The National Concert Band Festival and National Percussion Festival is recognized as the epitome of concert festivals in America. “It is simply the finest music festival available to bands, percussion ensembles and [starting next spring] orchestras in the country,” says Andrew Gekoskie, Director of Bands at Langley High School, VA and a participant in the 2005 Festival. “It offers a wonderful performance opportunity with a chance to interact and receive feedback from some of the finest wind conductors.”
“My ensemble came all the way from American Fork, UT to share the stage with the best percussionists in the country and were able to experience a wide variety of educational opportunities,” said Michael Huestis, whose American Fork H.S. percussion ensemble was invited to perform at the festival. The American Fork H.S. Wind Symphony was an invited ensemble at the 2004 National Concert Band Festival.
“BOA runs everything in a professional manner and the students and directors have a greater experience because of it. The hotel, travel arrangements, business dress, clinicians, evaluators and hosts were all the best that one could hope for. People behave differently when they are dressed up, sitting with outstanding musicians and sharing an experience that has an elevated level of importance.

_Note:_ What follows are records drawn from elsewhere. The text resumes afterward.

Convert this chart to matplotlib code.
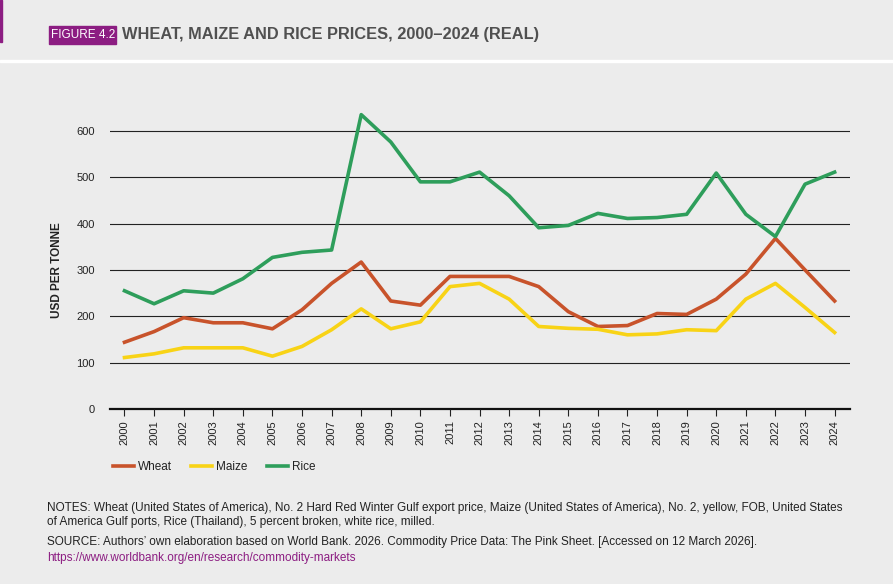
import matplotlib
matplotlib.use("Agg")
import matplotlib.pyplot as plt
from matplotlib.lines import Line2D

years = list(range(2000, 2025))
wheat = [144, 167, 197, 186, 186, 173, 214, 271, 317, 233, 224, 286, 286, 286,
         264, 210, 178, 180, 206, 204, 237, 291, 368, 300, 233]
maize = [111, 119, 132, 132, 132, 114, 135, 171, 216, 173, 188, 264, 271, 237,
         178, 174, 172, 160, 162, 171, 169, 237, 271, 219, 165]
rice = [255, 227, 255, 250, 281, 327, 338, 343, 635, 576, 490, 490, 511, 460,
        391, 396, 422, 411, 413, 420, 509, 420, 372, 485, 511]
yticks = [0, 100, 200, 300, 400, 500, 600]

BG = "#ececec"
WHEAT_C = "#c8532b"
MAIZE_C = "#f8d316"
RICE_C = "#2e9e5b"
PURPLE = "#8c1d82"
TXT = "#222222"

plt.rcParams["font.family"] = ["Liberation Sans", "DejaVu Sans"]

W, H = 893, 584
fig = plt.figure(figsize=(W / 100, H / 100), dpi=100, facecolor=BG)
renderer = fig.canvas.get_renderer()


def fx(px):
    return px / W


def fy(py):
    return 1 - py / H


def fit_text(x, y, s, width, size, **kw):
    # shrink the font until the text is as wide as in the reference
    t = fig.text(fx(x), fy(y), s, fontsize=size, va="center", ha="left", **kw)
    w = t.get_window_extent(renderer).width
    if w > width:
        t.set_fontsize(size * width / w)
    return t


# header
fig.patches.append(plt.Rectangle((0, fy(42)), fx(2), fy(0) - fy(42),
                                 transform=fig.transFigure, color=PURPLE))
fig.patches.append(plt.Rectangle((0, fy(62)), 1, fy(60) - fy(62),
                                 transform=fig.transFigure, color="white"))
fig.patches.append(plt.Rectangle((fx(49), fy(44)), fx(116) - fx(49), fy(26) - fy(44),
                                 transform=fig.transFigure, color=PURPLE))
fit_text(51, 35, "FIGURE 4.2", 64, 12, color="white")
fit_text(122, 35, "WHEAT, MAIZE AND RICE PRICES, 2000\u20132024 (REAL)", 418, 13,
         color="#505050", fontweight="bold")

# axes
ax = fig.add_axes([fx(110), fy(409), fx(850) - fx(110), fy(110) - fy(409)])
ax.set_facecolor(BG)
ax.set_xlim(1999.51, 2024.52)
ax.set_ylim(0, 645)

for y in yticks[1:]:
    ax.axhline(y, color=TXT, lw=0.8, zorder=1)
ax.axhline(0, color="#111111", lw=1.6, zorder=1, clip_on=False)

ax.plot(years, wheat, color=WHEAT_C, lw=2.6, zorder=3)
ax.plot(years, maize, color=MAIZE_C, lw=2.6, zorder=3)
ax.plot(years, rice, color=RICE_C, lw=2.6, zorder=4)

for s in ax.spines.values():
    s.set_visible(False)

ax.set_yticks(yticks)
ax.set_yticklabels([str(v) for v in yticks], fontsize=8, color=TXT)
ax.tick_params(axis="y", length=0, pad=11)
ax.set_xticks(years)
ax.set_xticklabels([str(y) for y in years], rotation=90, fontsize=8, color=TXT)
ax.tick_params(axis="x", length=5, width=0.8, color=TXT, pad=3)

fig.text(fx(57), fy(270), "USD PER TONNE", rotation=90, fontsize=8.5,
         fontweight="bold", color=TXT, va="center", ha="center")

# legend
handles = [Line2D([], [], color=WHEAT_C, lw=2.6),
           Line2D([], [], color=MAIZE_C, lw=2.6),
           Line2D([], [], color=RICE_C, lw=2.6)]
fig.legend(handles, ["Wheat", "Maize", "Rice"], loc="center left",
           bbox_to_anchor=(fx(102), fy(467)), ncol=3, frameon=False,
           fontsize=8.5, handlelength=1.8, handletextpad=0.35,
           columnspacing=1.6, labelcolor=TXT)

# notes
fit_text(47, 508,
         "NOTES: Wheat (United States of America), No. 2 Hard Red Winter Gulf export price, "
         "Maize (United States of America), No. 2, yellow, FOB, United States",
         793, 8.5, color=TXT)
fit_text(47, 522,
         "of America Gulf ports, Rice (Thailand), 5 percent broken, white rice, milled.",
         392, 8.5, color=TXT)
fit_text(47, 542,
         "SOURCE: Authors\u2019 own elaboration based on World Bank. 2026. Commodity Price "
         "Data: The Pink Sheet. [Accessed on 12 March 2026].",
         710, 8.5, color=TXT)
fit_text(47, 558, "https://www.worldbank.org/en/research/commodity-markets",
         318, 8.5, color=PURPLE)

fig.savefig("out.png", dpi=100, facecolor=BG)
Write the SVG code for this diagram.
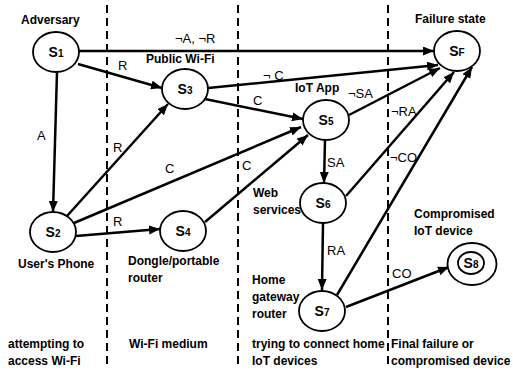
<svg xmlns="http://www.w3.org/2000/svg" width="513" height="377" viewBox="0 0 513 377">
<style>
.bg{fill:#ffffff}
.node{fill:#ffffff;stroke:#000;stroke-width:1.8}
.nl{font-family:"Liberation Sans",Arial,sans-serif;font-weight:bold;font-size:14px;text-anchor:middle;fill:#000}
.sub{font-size:10px}
.edge{stroke:#000;stroke-width:2.5;fill:none;marker-end:url(#ah)}
.el{font-family:"Liberation Sans",Arial,sans-serif;font-size:13px;fill:#000}
.lab{font-family:"Liberation Sans",Arial,sans-serif;font-weight:bold;font-size:12px;fill:#000}
.div{stroke:#000;stroke-width:2;stroke-dasharray:8,5;fill:none}
</style>
<defs>
<marker id="ah" markerUnits="userSpaceOnUse" markerWidth="12" markerHeight="10" refX="11" refY="4.5" orient="auto">
<path d="M0,0 L11,4.5 L0,9 z" fill="#000"/>
</marker>
</defs>
<rect class="bg" x="0" y="0" width="513" height="377"/>
<g id="dividers">
<line class="div" x1="107" y1="5" x2="107" y2="366"/>
<line class="div" x1="238" y1="5" x2="238" y2="366"/>
<line class="div" x1="388" y1="5" x2="388" y2="366"/>
</g>
<g id="connectors">
<line class="edge" x1="79" y1="51" x2="434" y2="51"/>
<line class="edge" x1="78" y1="64" x2="162" y2="88"/>
<line class="edge" x1="57" y1="72" x2="53" y2="212"/>
<line class="edge" x1="67" y1="216" x2="168" y2="104"/>
<line class="edge" x1="74" y1="223" x2="301" y2="127"/>
<line class="edge" x1="76" y1="236" x2="160" y2="229"/>
<line class="edge" x1="205" y1="222" x2="308" y2="135"/>
<line class="edge" x1="208" y1="88" x2="438" y2="65"/>
<line class="edge" x1="205" y1="99" x2="303" y2="119"/>
<line class="edge" x1="349" y1="115" x2="440" y2="68"/>
<line class="edge" x1="325" y1="140" x2="324" y2="183"/>
<line class="edge" x1="346" y1="196" x2="454" y2="72"/>
<line class="edge" x1="337" y1="295" x2="472" y2="67"/>
<line class="edge" x1="323" y1="223" x2="322" y2="290"/>
<line class="edge" x1="346" y1="307" x2="449" y2="267"/>
<text class="el" x="175" y="43">¬A, ¬R</text>
<text class="el" x="118" y="70">R</text>
<text class="el" x="37" y="140">A</text>
<text class="el" x="113" y="152">R</text>
<text class="el" x="165" y="173">C</text>
<text class="el" x="113" y="226">R</text>
<text class="el" x="242" y="170">C</text>
<text class="el" x="263" y="80">¬ C</text>
<text class="el" x="253" y="105">C</text>
<text class="el" x="348" y="98">¬SA</text>
<text class="el" x="327" y="167">SA</text>
<text class="el" x="391" y="116">¬RA</text>
<text class="el" x="390" y="162">¬CO</text>
<text class="el" x="327" y="255">RA</text>
<text class="el" x="392" y="278">CO</text>
</g>
<g id="S1"><ellipse class="node" cx="56" cy="52" rx="23" ry="20"/><text class="nl" x="56" y="57">S<tspan class="sub">1</tspan></text></g>
<g id="S2"><ellipse class="node" cx="53" cy="232" rx="23" ry="20"/><text class="nl" x="53" y="237">S<tspan class="sub">2</tspan></text></g>
<g id="S3"><ellipse class="node" cx="185" cy="89" rx="23" ry="20"/><text class="nl" x="185" y="94">S<tspan class="sub">3</tspan></text></g>
<g id="S4"><ellipse class="node" cx="183" cy="231" rx="23" ry="20"/><text class="nl" x="183" y="236">S<tspan class="sub">4</tspan></text></g>
<g id="S5"><ellipse class="node" cx="326" cy="120" rx="23" ry="20"/><text class="nl" x="326" y="125">S<tspan class="sub">5</tspan></text></g>
<g id="S6"><ellipse class="node" cx="323" cy="203" rx="23" ry="20"/><text class="nl" x="323" y="208">S<tspan class="sub">6</tspan></text></g>
<g id="S7"><ellipse class="node" cx="322" cy="311" rx="23" ry="20"/><text class="nl" x="322" y="316">S<tspan class="sub">7</tspan></text></g>
<g id="SF"><ellipse class="node" cx="457" cy="51" rx="23" ry="20"/><text class="nl" x="457" y="56">S<tspan class="sub">F</tspan></text></g>
<g id="S8"><ellipse class="node" cx="472" cy="264" rx="24.5" ry="21"/><ellipse class="node" cx="471" cy="263" rx="13" ry="11"/><text class="nl" x="471" y="268">S<tspan class="sub">8</tspan></text></g>
<g id="labels">
<text class="lab" x="21" y="24">Adversary</text>
<text class="lab" x="146" y="63">Public Wi-Fi</text>
<text class="lab" x="415" y="23">Failure state</text>
<text class="lab" x="295" y="92">IoT App</text>
<text class="lab" x="253" y="197">Web</text>
<text class="lab" x="253" y="214">services</text>
<text class="lab" x="18" y="268">User's Phone</text>
<text class="lab" x="128" y="265">Dongle/portable</text>
<text class="lab" x="128" y="282">router</text>
<text class="lab" x="252" y="284">Home</text>
<text class="lab" x="252" y="301">gateway</text>
<text class="lab" x="252" y="318">router</text>
<text class="lab" x="414" y="218">Compromised</text>
<text class="lab" x="414" y="235">IoT device</text>
<text class="lab" x="8" y="348">attempting to</text>
<text class="lab" x="8" y="365">access Wi-Fi</text>
<text class="lab" x="129" y="348">Wi-Fi medium</text>
<text class="lab" x="252" y="348">trying to connect home</text>
<text class="lab" x="252" y="365">IoT devices</text>
<text class="lab" x="391" y="348">Final failure or</text>
<text class="lab" x="391" y="365">compromised device</text>
</g>
</svg>
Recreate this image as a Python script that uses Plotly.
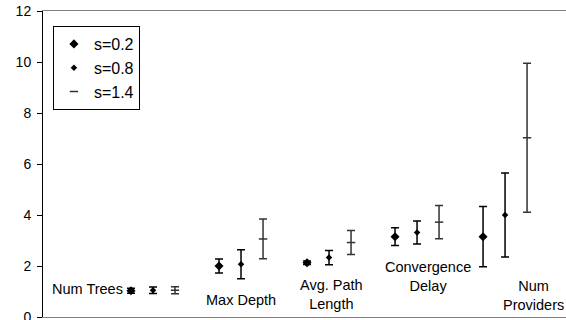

“Another reason the Bands of America Festival is unique and special is because of its non-competitive nature, once the ensembles have been selected. After our audition tape was accepted, and I knew that we would be sharing the stage with the greatest musical ensembles in the country, I began the all important process of selecting literature and planning rehearsals. Because there would not be ratings or placements, we really stretched ourselves and took musical risks in literature selection. The students responded to the challenges and rehearsed more professionally than ever before. They were motivated to rise to the level of the musicians that they would be surrounded by in Indianapolis, and by the challenge of the literature that was put before them. If I had been concerned with the ‘ratings’ perhaps I would not have taken the risk.”
“The Plymouth-Canton Educational Park’s participation in the 2005 National Concert Band Festival and National Percussion Festival was truly evolutionary for our program,” said Director Marc Whitlock. “For months the staff and I prepared the students as best we could, both musically and verbally, for the experience they were about to encounter, but no words could prepare them for the aesthetic and musical rewards they were about to receive. The experience elevated them to a new understanding of how incredible a music performance can be and the shared camaraderie of musicians from all over the country. Our students are still talking about the wonder of the Festival and how they wish it could have lasted even longer. This was my third time attending the Festival and this was my best experience yet. It keeps getting better and better! I recommend this highly substantial experience to all educators and music students alike.”
For Mr. Whitlock’s PCEP wind ensemble students, the Festival provided a revelation — a pinnacle of understanding about the musical journey they had experienced leading up to the Festival. “The journey was hard, but the pay-off was amazing,” says senior Richelle Dwenger. “I would not trade the countless hours of practices for anything.”
Students feel the experience of listening to other outstanding groups from across the nation opens their eyes. “All the performers and events inspired me to be a better musician,” said PCEP Junior Chuck Nahra. Students also enjoyed the atmosphere created by lack of ratings or scores. “It was great ‘playing to play,’ not to try to ‘compete’ against other bands,” said Junior Jenna Olexsey. Added Junior Lauren Jasinski, “Attending the Festival was an amazing experience because I’ve never had the opportunity to become completely immersed in such quality music or be surrounded by so many peers who are truly passionate about what we do.”
“It was wonderful to be proud of yourself and your band without needing a score or placement to be satisfied,” said senior Jamie Paffenroth. “Just being together, doing what we love and sharing it with people all around the country who feel the same way is what this Festival is all about.”